When light travels through a lens and reflects back from a polished surface, the effective focal length (\( f \)) can be calculated using the lens maker's formula combined with the mirror equation.

First, consider the lens maker's formula for a thin lens:

\( \frac{1}{f} = (\mu - 1) \left(\frac{1}{R_1} - \frac{1}{R_2}\right) \)
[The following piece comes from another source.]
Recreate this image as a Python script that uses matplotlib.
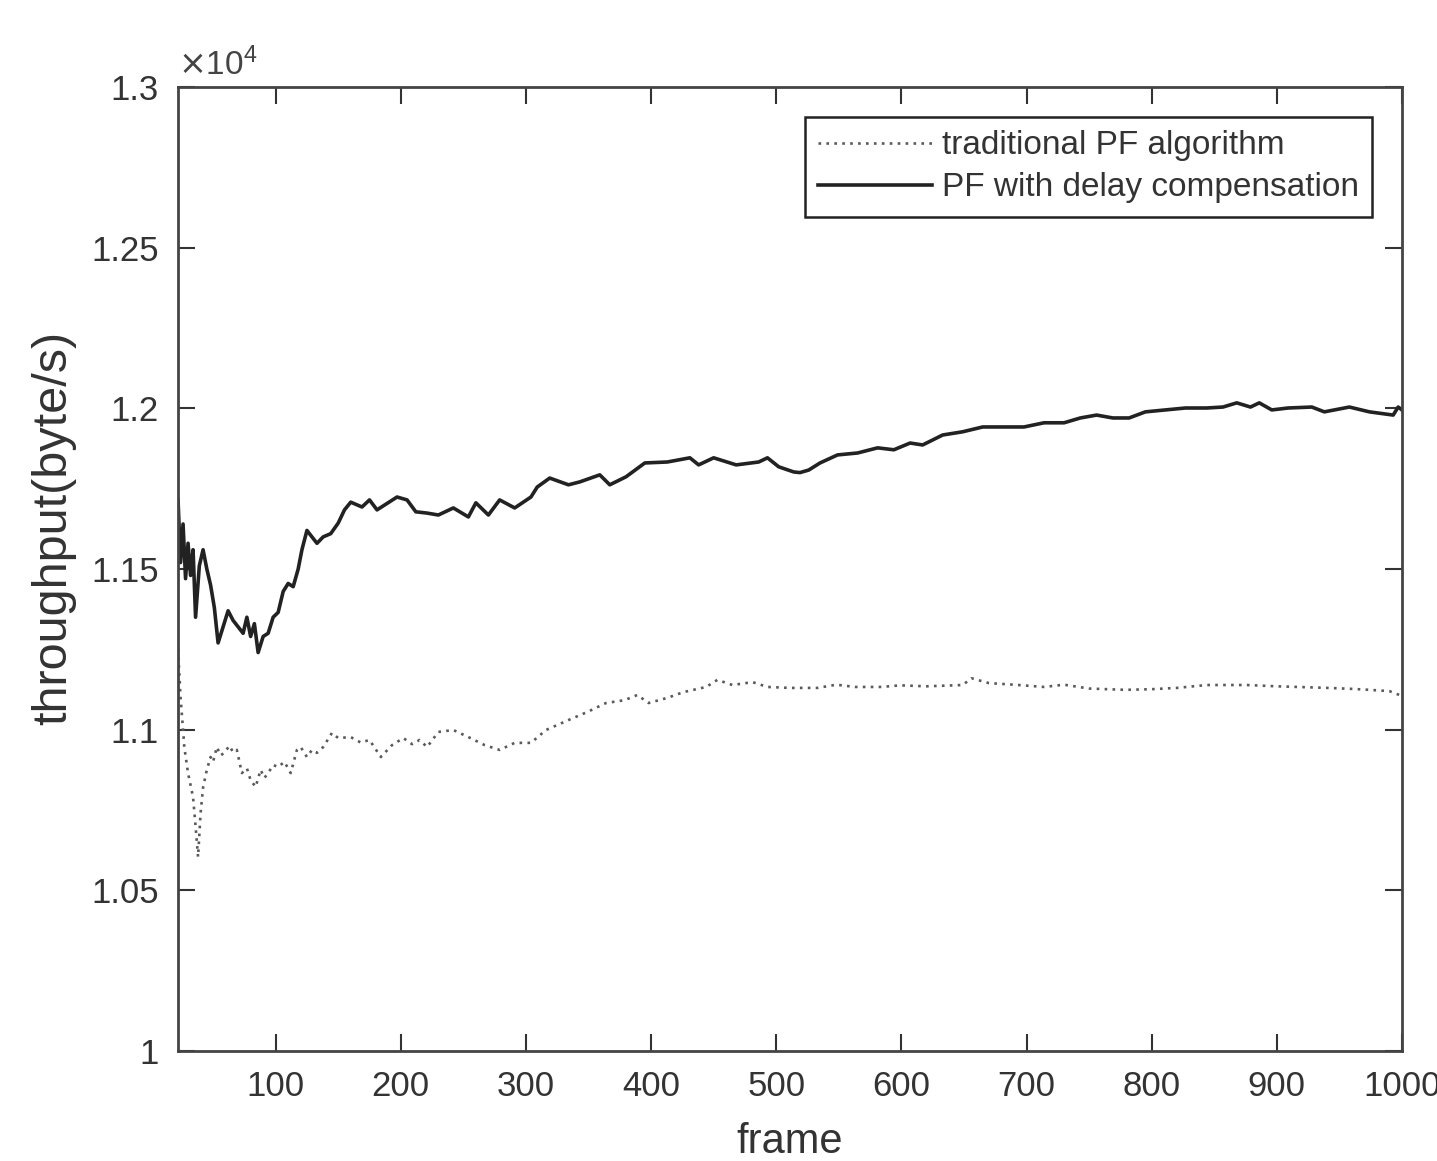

Given that one side is polished, \( R_2 = -R \). Since it's acting as a mirror, its focal length will be:

\( \frac{1}{f} = (\mu - 1) \left(\frac{1}{R} - \frac{1}{-R}\right) = (\mu - 1) \left(\frac{2}{R}\right) \)

Simplifying gives:

\( f = \frac{R}{2(\mu - 1)} \)

For the image to form at the position of the object, the object distance (\( u \)) must equal the image distance (\( v \)). Thus, when derived, the position where the object needs to be placed is:

\( u = \frac{R}{2(\mu - 1)} \)

Therefore, the correct answer is:

\( \frac{R}{2(\mu - 1)} \)

Answer 2

Step 1 — Refraction at the first spherical surface (air $\to$ glass): 
For a spherical refracting surface the relation is $$ \frac{n_1}{s}+\frac{n_2}{s'}=\frac{n_2-n_1}{R}, $$ where $n_1=1$ (air), $n_2=\mu$ (glass), $s$ is the object distance (measured positive to the right — the object is to the left so we will take $s=-x$) and $s'$ is the image distance measured to the right inside glass. Using $s=-x$ we get $$ \frac{1}{-x}+\frac{\mu}{v_1}=\frac{\mu-1}{R}. $$ Rearranging, $$ \frac{\mu}{v_1}=\frac{\mu-1}{R}+\frac{1}{x} \qquad\Rightarrow\qquad v_1=\frac{\mu}{\dfrac{\mu-1}{R}+\dfrac{1}{x}}. $$ Step 2 — Reflection at the silvered spherical face (inside the glass):
The reflecting surface is a spherical mirror of radius $R$; distances for the mirror are measured inside the glass. The object distance for the mirror (measured from the mirror vertex toward the left) is $$ s_m = \underbrace{( \text{distance from mirror vertex to first surface} )}_{\approx 0 \text{ for a thin lens}} \;+\; (\text{distance from first surface to the intermediate image}) \approx v_1. $$ (For a thin lens the separation of the two vertices is negligible, so the intermediate image distance inside glass, $v_1$, may be treated as the object distance for the mirror.) The mirror equation is $$ \frac{1}{s_m}+\frac{1}{s_m'}=\frac{2}{R}. $$ Here $s_m=v_1$, so the image (after reflection) inside the glass is at $$ s_m'=\frac{1}{\dfrac{2}{R}-\dfrac{1}{v_1}}=\frac{v_1 R}{2v_1 - R}. $$ Step 3 — Refraction back at the first surface (glass $\to$ air):
The image produced by the mirror (at distance $s_m'$ to the right of the mirror vertex) serves as a virtual object for the refraction back into air. Using the refraction formula with $n_1=\mu$, $n_2=1$ and object distance inside glass $s'_{(glass)}=s_m'$ (measured to the right), the final image distance in air (measured to the right of the vertex) satisfies $$ \frac{\mu}{s_m'}+\frac{1}{s_{final}}=\frac{1-\mu}{R}. $$ We want the final image to coincide with the original object, which was at $s=-x$ (i.e. at distance $x$ to the left). Thus we demand $s_{final}=-x$; substituting gives $$ \frac{\mu}{s_m'}+\frac{1}{-x}=\frac{1-\mu}{R}. $$ Step 4 — Combine and simplify the algebra:
Substitute the expression for $s_m'$ from Step 2 and the expression for $v_1$ from Step 1 into the last equation and simplify. The algebra reduces (after cancelling and rearranging terms) to a simple linear equation in $x$ whose solution is $$ x=\frac{R}{2(\mu-1)}. $$ (The intermediate algebra involves substituting $v_1=\dfrac{\mu}{(\mu-1)/R + 1/x}$ into $s_m'=\dfrac{v_1 R}{2v_1-R}$ and then into the glass→air refraction relation; enforcing $s_{final}=-x$ leads directly to the expression above.) Final Answer:
The required object distance is $$ \boxed{\,x=\dfrac{R}{2(\mu-1)}\,}. $$ Therefore the correct option is: Option 4.